Blog

March 5, 2025

Publication

PSAIR: A Neuro-Symbolic Approach to Zero-Shot Visual Grounding

September 9, 2024

Pan, Yi; Zhang, Yujia; Kampffmeyer, Michael Christian; Zhao, Xiaoguang.

Paper abstract

Supervised methods for Visual Grounding often require costly annotations of paired sentences and images with ground truth boxes. Recent zero-shot approaches to visual grounding such as ReCLIP and ChatRef aim to avoid the need for costly annotation of paired sentences and images with ground truth boxes. However, these approaches leverage an inflexible detect-then-reasoning paradigm, which leads to a notable semantic information loss. Additionally, these approaches are highly dependent on the definition of predefined keywords or the potentially inconsistent reasoning capabilities of Large Language Models (LLMs).
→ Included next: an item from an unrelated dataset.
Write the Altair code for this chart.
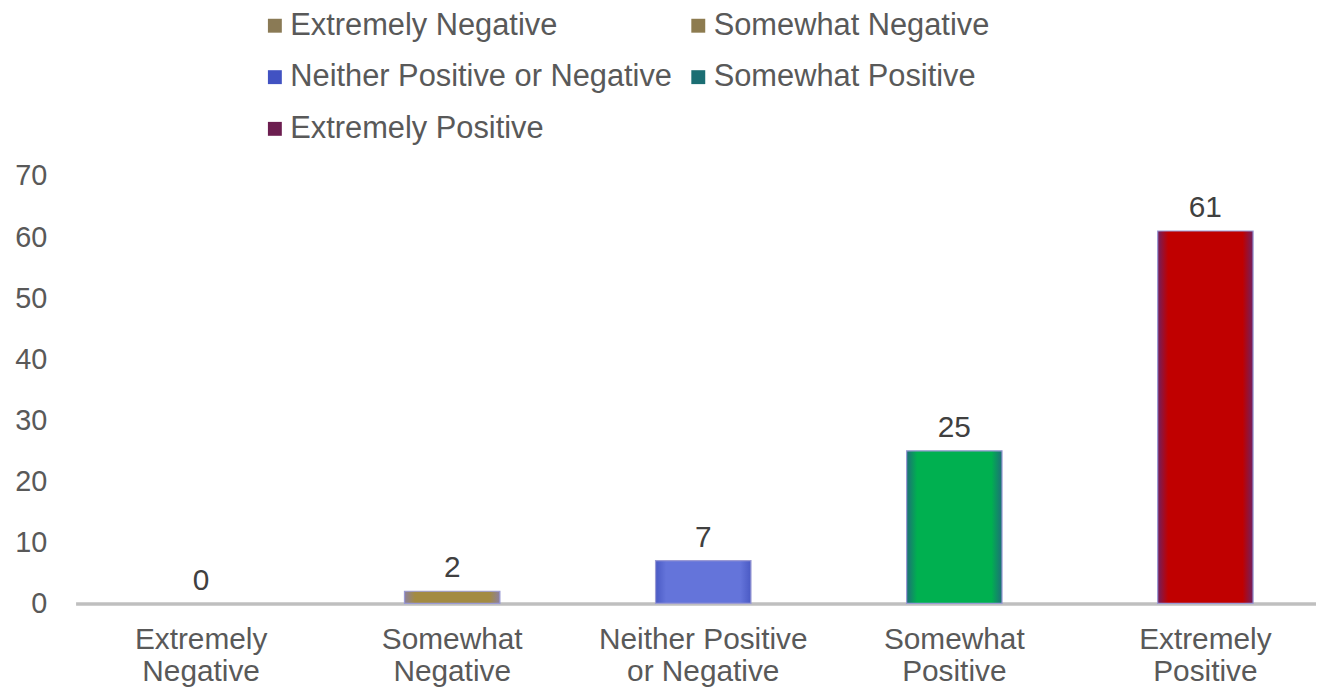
import altair as alt
import pandas as pd

categories = ["Extremely Negative", "Somewhat Negative", "Neither Positive or Negative",
              "Somewhat Positive", "Extremely Positive"]
axis_labels = ["Extremely|Negative", "Somewhat|Negative", "Neither Positive|or Negative",
               "Somewhat|Positive", "Extremely|Positive"]
values = [0, 2, 7, 25, 61]
bar_colors = ["#A38B42", "#A38B42", "#6474DA", "#00B050", "#C00000"]
legend_colors = ["#8A7A55", "#8D7B4F", "#4152C2", "#1B6E73", "#6C1E50"]
edge_colors = ["#8C80A0", "#8C80A0", "#4A5AC4", "#1E6E78", "#702060"]

df = pd.DataFrame({
    "category": categories,
    "xlabel": axis_labels,
    "value": values,
})

FONT = "Liberation Sans"
TXT = "#595959"

x_enc = alt.X("xlabel:N", sort=None, title=None,
              scale=alt.Scale(range=[0, 1263], paddingInner=0, paddingOuter=0),
              axis=alt.Axis(labelExpr="split(datum.label, '|')", labelAngle=0,
                            labelFontSize=30, labelFont=FONT, labelColor=TXT,
                            labelLineHeight=33, labelPadding=21, labelLimit=500,
                            ticks=False, domainColor="#BFBFBF", domainWidth=3.5,
                            grid=False))
y_enc = alt.Y("value:Q", title=None,
              scale=alt.Scale(domain=[0, 70], nice=False),
              axis=alt.Axis(values=[0, 10, 20, 30, 40, 50, 60, 70], labelFontSize=29,
                            labelFont=FONT, labelColor=TXT, labelPadding=29,
                            ticks=False, domain=False, grid=False))

base = alt.Chart(df)

bar_layers = []
for cat, c_center, c_edge in zip(categories, bar_colors, edge_colors):
    grad = alt.LinearGradient(
        gradient="linear", x1=0, y1=0, x2=1, y2=0,
        stops=[alt.GradientStop(offset=0, color=c_edge),
               alt.GradientStop(offset=0.11, color=c_center),
               alt.GradientStop(offset=0.89, color=c_center),
               alt.GradientStop(offset=1, color=c_edge)])
    bar_layers.append(
        base.transform_filter(alt.datum.category == cat)
        .mark_bar(size=96, fill=grad, stroke="#9A9AD4", strokeWidth=1.2)
        .encode(x=x_enc, y=y_enc,
                strokeOpacity=alt.condition("datum.value > 0", alt.value(1), alt.value(0)))
    )

legend_layer = base.mark_square(opacity=0, size=10).encode(
    x=x_enc, y=y_enc,
    color=alt.Color("category:N", sort=categories,
                    scale=alt.Scale(domain=categories, range=legend_colors),
                    legend=alt.Legend(title=None, orient="none", legendX=185, legendY=-167,
                                      direction="horizontal", columns=2, columnPadding=10,
                                      rowPadding=20, symbolType="square", symbolSize=196,
                                      symbolOpacity=1, symbolStrokeWidth=0,
                                      labelFontSize=31, labelFont=FONT, labelColor=TXT,
                                      labelOffset=0, labelLimit=600, padding=0)),
)

labels = base.mark_text(fontSize=30, font=FONT, color="#404040", baseline="alphabetic",
                        dy=-14).encode(
    x=x_enc, y=y_enc, text=alt.Text("value:Q"),
)

chart = alt.layer(*bar_layers, legend_layer, labels).properties(
    width=1248, height=430,
    autosize=alt.AutoSizeParams(type="none"),
    padding={"left": 68, "top": 167, "right": 0, "bottom": 84},
).configure_view(stroke=None)

chart.save("out.html", embed_options={"renderer": "svg", "actions": False})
To address these limitations, we propose a neuro-symbolic visual grounding method, PSAIR that incorporates two novel mechanisms, namely Parallel Scoring and Active Information Retrieval. PSAIR equips an LLM with external encapsulated reasoning functions, which the LLM can invoke, ensuring a flexible and stable reasoning process. The proposed Parallel Scoring mechanism is then used to reframe the sequential reasoning process found in prior approaches to facilitate robustness to noise in the detection process. Subsequently, the Active Information Retrieval mechanism is designed to address the loss of semantic information by having the ability to retrieve essential visual information, resulting in a new detect-reason-retrieve paradigm. These innovations result in superior performance and robustness across three public datasets compared to recent state-of-the-art zero-shot visual grounding methods.